*INFORMATION GIVEN*:
----

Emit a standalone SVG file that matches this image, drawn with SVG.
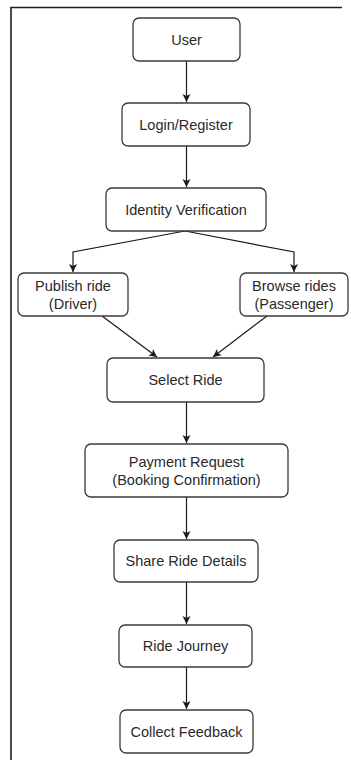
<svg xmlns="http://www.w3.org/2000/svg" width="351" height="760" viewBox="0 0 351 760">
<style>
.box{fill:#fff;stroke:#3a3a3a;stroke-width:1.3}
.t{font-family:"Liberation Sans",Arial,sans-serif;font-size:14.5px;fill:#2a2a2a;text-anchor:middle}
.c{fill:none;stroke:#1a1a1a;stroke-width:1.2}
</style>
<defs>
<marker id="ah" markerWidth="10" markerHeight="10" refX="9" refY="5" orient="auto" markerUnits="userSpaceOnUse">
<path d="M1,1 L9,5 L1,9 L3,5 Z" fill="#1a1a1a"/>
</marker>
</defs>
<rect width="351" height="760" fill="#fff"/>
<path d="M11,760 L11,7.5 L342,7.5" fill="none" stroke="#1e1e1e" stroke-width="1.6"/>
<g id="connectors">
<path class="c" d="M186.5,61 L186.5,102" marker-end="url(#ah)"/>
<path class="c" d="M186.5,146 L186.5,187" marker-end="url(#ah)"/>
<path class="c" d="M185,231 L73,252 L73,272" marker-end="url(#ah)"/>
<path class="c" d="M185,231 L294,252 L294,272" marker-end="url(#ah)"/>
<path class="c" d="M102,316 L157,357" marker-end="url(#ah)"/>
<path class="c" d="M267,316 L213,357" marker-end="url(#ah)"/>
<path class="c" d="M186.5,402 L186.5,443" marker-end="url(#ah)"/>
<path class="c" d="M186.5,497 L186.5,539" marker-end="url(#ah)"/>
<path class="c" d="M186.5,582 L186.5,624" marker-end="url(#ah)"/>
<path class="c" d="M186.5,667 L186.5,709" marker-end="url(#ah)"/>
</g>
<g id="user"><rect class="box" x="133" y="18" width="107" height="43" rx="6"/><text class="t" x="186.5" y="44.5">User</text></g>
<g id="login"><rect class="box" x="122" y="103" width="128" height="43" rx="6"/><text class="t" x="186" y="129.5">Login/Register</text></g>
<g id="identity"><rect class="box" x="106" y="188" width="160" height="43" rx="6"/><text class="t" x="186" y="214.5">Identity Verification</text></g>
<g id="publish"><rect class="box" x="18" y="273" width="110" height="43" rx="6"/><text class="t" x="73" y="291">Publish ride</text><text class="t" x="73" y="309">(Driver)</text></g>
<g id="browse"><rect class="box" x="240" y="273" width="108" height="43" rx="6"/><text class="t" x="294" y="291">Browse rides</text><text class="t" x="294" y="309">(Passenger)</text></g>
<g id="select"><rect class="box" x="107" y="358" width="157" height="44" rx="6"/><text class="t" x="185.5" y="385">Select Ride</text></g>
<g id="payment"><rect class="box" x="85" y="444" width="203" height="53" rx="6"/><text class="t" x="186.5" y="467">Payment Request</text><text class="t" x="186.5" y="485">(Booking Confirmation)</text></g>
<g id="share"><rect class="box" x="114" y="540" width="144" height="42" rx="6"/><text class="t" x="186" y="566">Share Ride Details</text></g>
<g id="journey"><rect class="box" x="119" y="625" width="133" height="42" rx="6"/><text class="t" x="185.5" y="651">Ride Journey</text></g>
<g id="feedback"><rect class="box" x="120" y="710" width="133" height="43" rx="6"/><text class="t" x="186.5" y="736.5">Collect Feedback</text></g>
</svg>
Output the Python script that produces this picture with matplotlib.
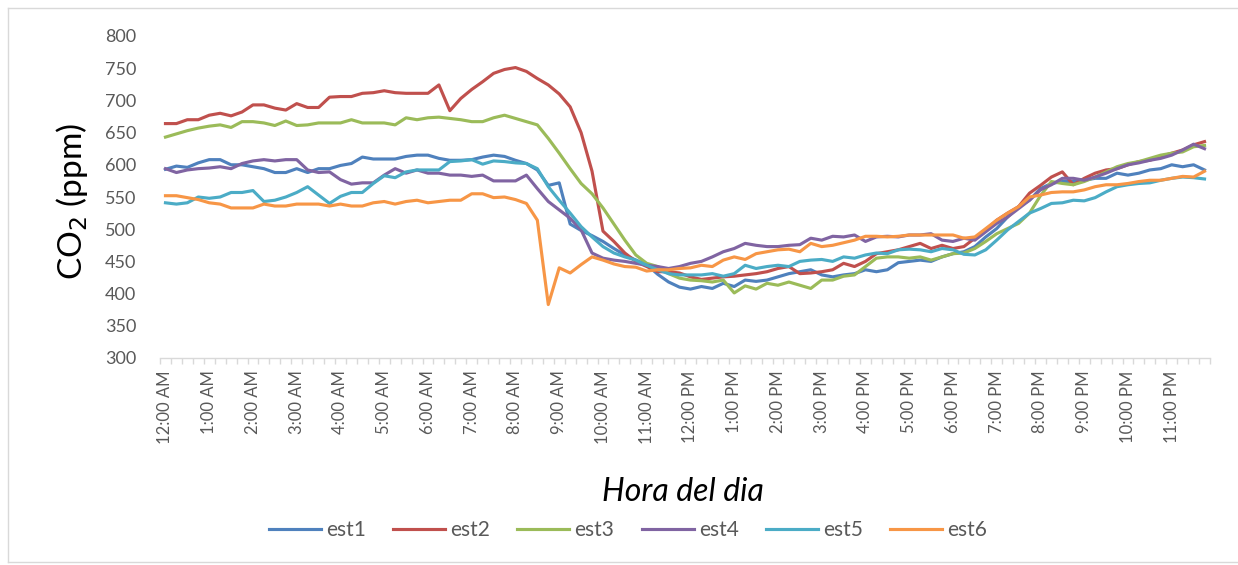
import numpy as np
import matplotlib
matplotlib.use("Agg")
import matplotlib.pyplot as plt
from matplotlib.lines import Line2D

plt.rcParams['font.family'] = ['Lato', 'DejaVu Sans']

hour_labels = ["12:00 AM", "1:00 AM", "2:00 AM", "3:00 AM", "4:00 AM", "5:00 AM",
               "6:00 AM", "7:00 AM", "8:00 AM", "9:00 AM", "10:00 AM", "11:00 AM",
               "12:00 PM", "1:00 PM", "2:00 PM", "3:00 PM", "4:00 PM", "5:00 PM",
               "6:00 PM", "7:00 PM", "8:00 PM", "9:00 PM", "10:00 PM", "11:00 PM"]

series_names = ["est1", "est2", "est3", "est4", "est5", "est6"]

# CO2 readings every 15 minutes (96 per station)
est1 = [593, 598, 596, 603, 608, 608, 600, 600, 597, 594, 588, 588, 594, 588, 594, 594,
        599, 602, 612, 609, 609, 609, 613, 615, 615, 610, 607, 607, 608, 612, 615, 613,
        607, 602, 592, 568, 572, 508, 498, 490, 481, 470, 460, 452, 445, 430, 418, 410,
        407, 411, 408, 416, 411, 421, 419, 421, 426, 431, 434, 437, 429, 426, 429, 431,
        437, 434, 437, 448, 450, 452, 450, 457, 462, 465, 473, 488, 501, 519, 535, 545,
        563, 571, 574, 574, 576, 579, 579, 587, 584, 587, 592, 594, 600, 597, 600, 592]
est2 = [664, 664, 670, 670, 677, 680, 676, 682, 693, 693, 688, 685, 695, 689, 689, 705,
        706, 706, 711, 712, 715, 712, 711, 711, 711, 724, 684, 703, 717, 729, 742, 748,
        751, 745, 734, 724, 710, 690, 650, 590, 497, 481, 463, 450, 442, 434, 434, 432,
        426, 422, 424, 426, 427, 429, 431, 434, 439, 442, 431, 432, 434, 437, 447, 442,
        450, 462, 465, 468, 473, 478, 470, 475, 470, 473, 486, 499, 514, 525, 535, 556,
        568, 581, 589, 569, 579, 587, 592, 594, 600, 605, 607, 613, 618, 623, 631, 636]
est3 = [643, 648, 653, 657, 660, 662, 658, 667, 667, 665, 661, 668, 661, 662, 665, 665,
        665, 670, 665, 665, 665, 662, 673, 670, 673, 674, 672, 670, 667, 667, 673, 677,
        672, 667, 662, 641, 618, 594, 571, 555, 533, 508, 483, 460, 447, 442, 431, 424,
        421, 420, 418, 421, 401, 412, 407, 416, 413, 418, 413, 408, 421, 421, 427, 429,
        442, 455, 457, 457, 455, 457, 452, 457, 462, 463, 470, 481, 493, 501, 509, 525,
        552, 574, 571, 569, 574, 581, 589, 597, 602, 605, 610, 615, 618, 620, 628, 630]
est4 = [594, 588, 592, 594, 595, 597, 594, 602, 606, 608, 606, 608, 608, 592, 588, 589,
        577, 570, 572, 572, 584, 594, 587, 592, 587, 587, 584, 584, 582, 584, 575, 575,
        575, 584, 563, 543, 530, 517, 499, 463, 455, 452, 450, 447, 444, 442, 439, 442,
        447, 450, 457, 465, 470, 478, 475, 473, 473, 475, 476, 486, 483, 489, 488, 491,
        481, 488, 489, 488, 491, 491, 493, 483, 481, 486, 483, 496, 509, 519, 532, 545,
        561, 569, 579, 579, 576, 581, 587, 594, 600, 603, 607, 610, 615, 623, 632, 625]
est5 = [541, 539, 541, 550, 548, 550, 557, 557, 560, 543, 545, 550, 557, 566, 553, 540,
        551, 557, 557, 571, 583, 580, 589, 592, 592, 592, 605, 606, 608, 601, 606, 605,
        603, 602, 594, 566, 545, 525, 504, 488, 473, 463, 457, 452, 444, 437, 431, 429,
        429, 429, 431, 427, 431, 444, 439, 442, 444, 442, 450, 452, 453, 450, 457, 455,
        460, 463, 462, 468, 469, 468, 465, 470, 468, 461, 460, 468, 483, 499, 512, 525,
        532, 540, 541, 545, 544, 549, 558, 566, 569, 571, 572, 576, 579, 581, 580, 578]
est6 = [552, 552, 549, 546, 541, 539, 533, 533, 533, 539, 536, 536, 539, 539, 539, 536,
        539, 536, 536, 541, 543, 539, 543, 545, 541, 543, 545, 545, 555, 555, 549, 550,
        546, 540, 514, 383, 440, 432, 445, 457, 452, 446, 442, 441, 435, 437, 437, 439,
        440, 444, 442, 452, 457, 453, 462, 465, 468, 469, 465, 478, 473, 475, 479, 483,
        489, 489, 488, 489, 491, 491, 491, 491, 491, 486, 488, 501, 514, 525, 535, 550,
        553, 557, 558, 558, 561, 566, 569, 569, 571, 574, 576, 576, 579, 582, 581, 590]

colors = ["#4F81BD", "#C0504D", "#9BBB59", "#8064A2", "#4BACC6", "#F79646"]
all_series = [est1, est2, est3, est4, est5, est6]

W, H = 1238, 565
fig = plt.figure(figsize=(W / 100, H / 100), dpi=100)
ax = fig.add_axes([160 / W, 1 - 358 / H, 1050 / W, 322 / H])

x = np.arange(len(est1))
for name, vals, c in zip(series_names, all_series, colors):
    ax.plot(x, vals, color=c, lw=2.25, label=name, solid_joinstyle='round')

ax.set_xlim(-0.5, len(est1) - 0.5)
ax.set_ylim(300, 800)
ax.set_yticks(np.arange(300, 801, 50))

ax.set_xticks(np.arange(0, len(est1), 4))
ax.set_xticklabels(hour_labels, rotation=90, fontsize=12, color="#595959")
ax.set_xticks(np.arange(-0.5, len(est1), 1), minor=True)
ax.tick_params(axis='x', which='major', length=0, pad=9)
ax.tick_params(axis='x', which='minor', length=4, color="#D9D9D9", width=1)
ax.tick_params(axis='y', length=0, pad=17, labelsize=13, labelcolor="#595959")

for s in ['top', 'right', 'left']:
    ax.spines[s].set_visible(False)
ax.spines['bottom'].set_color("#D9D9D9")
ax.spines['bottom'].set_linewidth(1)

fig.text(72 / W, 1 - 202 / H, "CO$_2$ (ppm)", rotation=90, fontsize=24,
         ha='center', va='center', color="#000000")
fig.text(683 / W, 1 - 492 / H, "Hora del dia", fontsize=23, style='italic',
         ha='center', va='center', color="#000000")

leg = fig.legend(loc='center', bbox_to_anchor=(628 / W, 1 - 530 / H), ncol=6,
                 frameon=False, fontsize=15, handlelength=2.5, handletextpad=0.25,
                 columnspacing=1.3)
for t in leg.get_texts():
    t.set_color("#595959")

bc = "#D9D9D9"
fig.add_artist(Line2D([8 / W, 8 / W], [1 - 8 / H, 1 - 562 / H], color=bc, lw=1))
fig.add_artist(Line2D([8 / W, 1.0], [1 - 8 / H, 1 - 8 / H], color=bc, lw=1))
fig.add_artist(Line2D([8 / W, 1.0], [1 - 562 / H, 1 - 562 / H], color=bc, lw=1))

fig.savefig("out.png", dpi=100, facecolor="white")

----

*INSTRUCTION*:
From the data above, pick out each line containing "that" and copy it.

*COMPLETED TASK*:
Emit a standalone SVG file that matches this image, drawn with SVG.
Output the Python script that produces this picture with matplotlib.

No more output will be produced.